Investing in the “Green Industry” is often marketed as a win-win for both your wallet and the planet.
However, the reality of Sustainable Investing (often called ESG—Environmental, Social, and Governance) is much more complex.
Here is a breakdown of why a “green” investment doesn’t always lead to a “green” outcome.

1. The “Greenwashing” Trap
The most common hurdle is Greenwashing, where companies spend more time and money marketing themselves as environmentally friendly than actually minimizing their environmental impact.
- Vague Labels: A fund might be labelled “Sustainable,” but when you look at the fine print, it may still hold shares in traditional oil companies that have a small “renewable energy” side project.
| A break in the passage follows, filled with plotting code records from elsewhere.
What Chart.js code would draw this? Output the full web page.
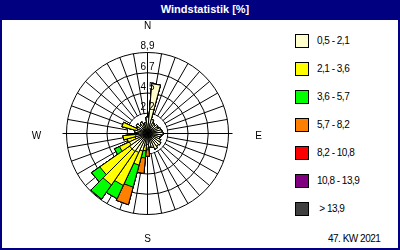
<!DOCTYPE html>
<html>
<head>
<meta charset="utf-8">
<script src="https://cdn.jsdelivr.net/npm/chart.js@4/dist/chart.umd.min.js"></script>
<style>
  body { margin: 0; font-family: "Liberation Sans", Arial, sans-serif; }
  #frame { position: absolute; left: 0; top: 0; width: 400px; height: 250px; box-sizing: border-box; border: 2px solid #000080; background: #fff; }
  #head { position: absolute; left: 0; top: 0; width: 400px; height: 20px; background: #000080; color: #fff; font: bold 11px "Liberation Sans", Arial, sans-serif; line-height: 19px; text-align: center; text-indent: 10px; }
  #rose { position: absolute; left: 2px; top: 21px; }
  .item { position: absolute; left: 295px; height: 14px; font-size: 10px; line-height: 14px; letter-spacing: -0.5px; }
  .item span { position: absolute; left: 0; top: 0; width: 14px; height: 14px; box-sizing: border-box; border: 1px solid #000; }
  .item b { position: absolute; left: 22px; top: 0; font-weight: normal; white-space: pre; }
  #week { position: absolute; left: 328px; top: 233px; font-size: 10px; letter-spacing: -0.5px; }
</style>
</head>
<body>
<div id="frame"></div>
<div id="head">Windstatistik [%]</div>
<canvas id="rose" width="276" height="227"></canvas>
<div id="legend"></div>
<div id="week">47. KW 2021</div>
<script>
//wind directions in degrees, one every 10 degrees starting at north
const directions = ['0', '10', '20', '30', '40', '50', '60', '70', '80', '90', '100', '110', '120', '130', '140', '150', '160', '170',
  '180', '190', '200', '210', '220', '230', '240', '250', '260', '270', '280', '290', '300', '310', '320', '330', '340', '350'];

//speed classes (m/s) and their colours
const classLabels = ['0,5 - 2,1', '2,1 - 3,6', '3,6 - 5,7', '5,7 - 8,2', '8,2 - 10,8', '10,8 - 13,9', ' > 13,9'];
const classColors = ['#ffffcc', '#ffff00', '#00ff00', '#ff8000', '#ff0000', '#800080', '#404040'];

//share of time in % per direction for every speed class
const class1 = [1.8, 5.5, 1.6, 1.3, 1.2, 1.4, 1.3, 1.5, 1.6, 1.7, 1.5, 1.4, 1.6, 1.8, 1.7, 1.9, 1.6, 1.5,
  1.2, 1.3, 2.0, 2.3, 2.4, 2.4, 2.2, 1.4, 1.3, 1.0, 1.4, 1.2, 1.3, 1.5, 1.2, 1.4, 1.0, 1.2];
const class2 = [0, 0, 0, 0, 0, 0, 0, 0, 0, 0, 0, 0, 0, 0, 0, 0, 0, 0,
  0.4, 0.6, 1.6, 4.0, 4.5, 4.0, 1.2, 0.9, 1.4, 0, 0, 1.7, 0, 0, 0, 0, 0, 0];
const class3 = [0, 0, 0, 0, 0, 0, 0, 0, 0, 0, 0, 0, 0, 0, 0, 0, 0, 0,
  0.2, 0.8, 2.5, 1.6, 1.9, 1.1, 0.6, 0, 0, 0, 0, 0, 0, 0, 0, 0, 0, 0];
const class4 = [0, 0, 0, 0, 0, 0, 0, 0, 0, 0, 0, 0, 0, 0, 0, 0, 0, 0,
  0.7, 1.7, 2.0, 0, 0, 0, 0, 0, 0, 0, 0, 0, 0, 0, 0, 0, 0, 0];
const class5 = new Array(36).fill(0);
const class6 = new Array(36).fill(0);
const class7 = new Array(36).fill(0);

//rings of the rose
const scaleMax = 8.9;
const tickLabels = ['2,2', '4,5', '6,7', '8,9'];

//polar area can not stack, so every dataset gets the running sum and the small ones are drawn on top
let classes = [class1, class2, class3, class4, class5, class6, class7];
let running = new Array(36).fill(0);
let datasets = classes.map((values, i) => {
  running = running.map((sum, d) => sum + values[d]);
  return { label: classLabels[i], data: running.slice(), backgroundColor: classColors[i], rAxisID: 'r' };
});

//legend as plain html
let legend = document.getElementById('legend');
classLabels.forEach((text, i) => {
  let div = document.createElement('div');
  div.className = 'item';
  div.style.top = (34 + i * 28) + 'px';
  div.innerHTML = '<span style="background:' + classColors[i] + '"></span><b>' + text + '</b>';
  legend.appendChild(div);
});

//white middle, axis cross, ring values and compass letters
const roseDecor = {
  id: 'roseDecor',
  beforeDraw(chart) {
    chart.ctx.save();
    chart.ctx.translate(0.5, 0.5);
  },
  afterDraw(chart) {
    chart.ctx.restore();
  },
  beforeDatasetsDraw(chart) {
    let g = chart.scales.g;
    let ctx = chart.ctx;
    let x = g.xCenter, y = g.yCenter, R = g.drawingArea;
    ctx.save();
    ctx.fillStyle = '#fff';
    ctx.beginPath();
    ctx.arc(x, y, g.getDistanceFromCenterForValue(g.ticks[1].value) - 0.5, 0, Math.PI * 2);
    ctx.fill();
    ctx.strokeStyle = '#000';
    ctx.lineWidth = 1;
    ctx.beginPath();
    ctx.moveTo(x, y - R); ctx.lineTo(x, y + R);
    ctx.moveTo(x - R - 4, y); ctx.lineTo(x + R + 4, y);
    ctx.stroke();
    ctx.restore();
  },
  afterDatasetsDraw(chart) {
    let g = chart.scales.g;
    let ctx = chart.ctx;
    let x = g.xCenter, y = g.yCenter, R = g.drawingArea;
    ctx.save();
    ctx.fillStyle = '#000';
    ctx.font = '10px "Liberation Sans", Arial, sans-serif';
    ctx.textAlign = 'center';
    ctx.textBaseline = 'middle';
    g.ticks.forEach((t, i) => {
      if (i > 0) ctx.fillText(t.label, x, y - g.getDistanceFromCenterForValue(t.value) - 6);
    });
    ctx.fillText('N', x, y - R - 26);
    ctx.fillText('S', x, y + R + 25);
    ctx.fillText('W', x - R - 30, y + 3);
    ctx.fillText('E', x + R + 30, y + 3);
    ctx.restore();
  }
};

let ctx = document.getElementById('rose').getContext('2d');
let chart = new Chart(ctx, {
  type: 'polarArea',
  data: {
    labels: directions,
    datasets: datasets
  },
  options: {
    responsive: false,
    animation: false,
    layout: { padding: { left: 64, top: 31, right: 50, bottom: 34 } },
    elements: { arc: { borderColor: '#000', borderWidth: 1, circular: false } },
    plugins: { legend: { display: false }, tooltip: { enabled: false } },
    scales: {
      r: { min: 0, max: scaleMax, startAngle: -5, display: false },
      g: {
        axis: 'r',
        type: 'radialLinear',
        min: 0,
        max: scaleMax,
        startAngle: 0,
        ticks: { display: false, stepSize: scaleMax / 4, callback: (v, i) => i > 0 ? tickLabels[i - 1] : '' },
        grid: { circular: true, color: '#000', lineWidth: 1 },
        angleLines: { display: true, color: '#000', lineWidth: 1 },
        pointLabels: { display: false }
      }
    }
  },
  plugins: [roseDecor]
});
</script>
</body>
</html>
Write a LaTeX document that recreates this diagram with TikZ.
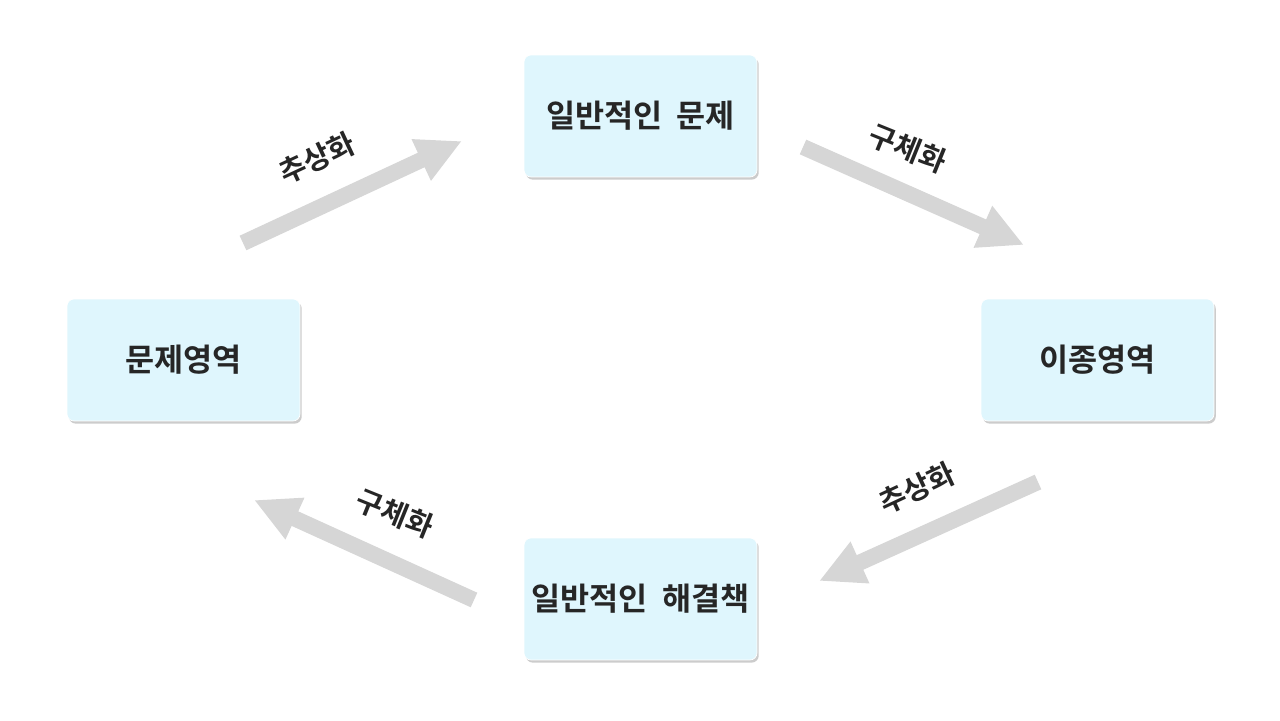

- The Problem: Investors think they are supporting a transition, but their capital is actually sustaining “business as usual.”
2. The High Carbon Footprint of “Clean” Tech
Many green technologies require a massive amount of carbon-intensive resources to build. This is known as embodied carbon.
- Example: Electric vehicle (EV) batteries require lithium, cobalt, and nickel. Mining these minerals is an energy-intensive process that often causes local ecological destruction and high CO2 emissions during the initial production phase.
- The Reality: A “green” product may take years of operation before it actually offsets the carbon footprint created during its manufacturing.
3. The Rebound Effect
Sometimes, improving efficiency doesn’t actually reduce total consumption; it just makes the activity cheaper, leading people to do it more.
- In Practice: If a shipping company switches to more fuel-efficient “green” engines, the cost of shipping drops. As a result, global demand for shipping increases, and the total emissions might stay the same or even rise. This is known in economics as Jevons’ Paradox.
4. Rating Inconsistency
Unlike credit ratings, which are fairly standardized, ESG ratings are highly subjective.
- Conflicting Scores: One rating agency might give a company a “Triple-A” green rating because of its corporate recycling program, while another agency gives it a “D” because of its massive water usage.
| Green Investment | Perception | Possible Reality |
| Solar Panels | Purely clean energy. | High chemical waste during manufacturing. |
| ESG Funds | No fossil fuel exposure | Often contains “best-in-class” oil companies. |
| Electric Vehicles | Zero emissions. | Heavy environmental toll from mineral mining. |
The Result: Investors may rely on data that doesn’t accurately reflect the company’s true environmental impact.